Run with: python -m src.stonkgs.models.kg_baseline_model
- class KGEClassificationModel(num_classes, class_weights, d_in=768, lr=0.001)[source]
KGE baseline model.
Initialize the components of the KGE based classification model.
- Parameters:
The model consists of 1) “Max-Pooling” (embedding-dimension-wise max) 2) Dropout 3) Linear layer (d_in x num_classes) 4) Softmax (Not part of the model, but of the class: class_weights for the cross_entropy function)
- forward(x)[source]
Perform forward pass consisting of pooling (dimension-wise max), and a linear layer followed by softmax.
- Parameters:
x – embedding sequences (random walk embeddings) for the given triples
- Returns:
class probabilities for the given triples
- test_epoch_end(outputs)[source]
Return average and std weighted-averaged f1-score over all batches.
- class Node2VecINDRAEntityDataset(embedding_dict, random_walk_dict, sources, targets, labels, max_len=254)[source]
Custom dataset class for Node2vec-based INDRA data.
Initialize INDRA Dataset based on random walk embeddings for 2 nodes in each triple.
- class TransEINDRAEntityDataset(embedding_dict, sources, relations, targets, labels)[source]
Custom dataset class for TransE-based INDRA data.
Initialize INDRA Dataset based on h,r,t embeddings in each triple.
- get_train_test_splits(data, label_column_name='class', random_seed=42, n_splits=5, max_dataset_size=100000)[source]

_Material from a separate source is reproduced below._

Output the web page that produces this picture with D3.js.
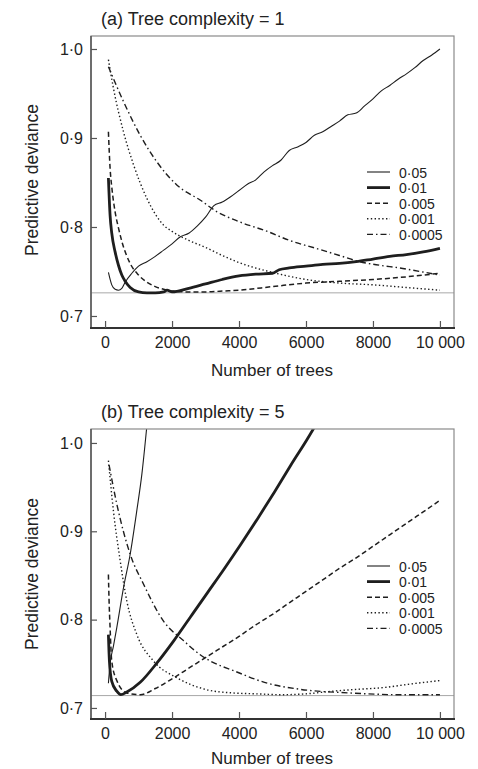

Return deterministic train/test indices for n_splits based on the fine-tuning dataset that is passed.
- Return type:
- run_kg_baseline_classification_cv(triples_path, embedding_path='/home/docs/checkouts/readthedocs.org/user_builds/stonkgs/checkouts/latest/models/kg-hpo/embeddings_best_model.tsv', random_walks_path='/home/docs/checkouts/readthedocs.org/user_builds/stonkgs/checkouts/latest/models/kg-hpo/random_walks_best_model.tsv', logging_uri_mlflow=None, n_splits=5, epochs=100, train_batch_size=8, test_batch_size=64, lr=0.001, label_column_name='class', log_steps=500, task_name='', max_dataset_size=100000, model_variant='node2vec')[source]
Run KG baseline classification.
Getting the node embeddings via node2vec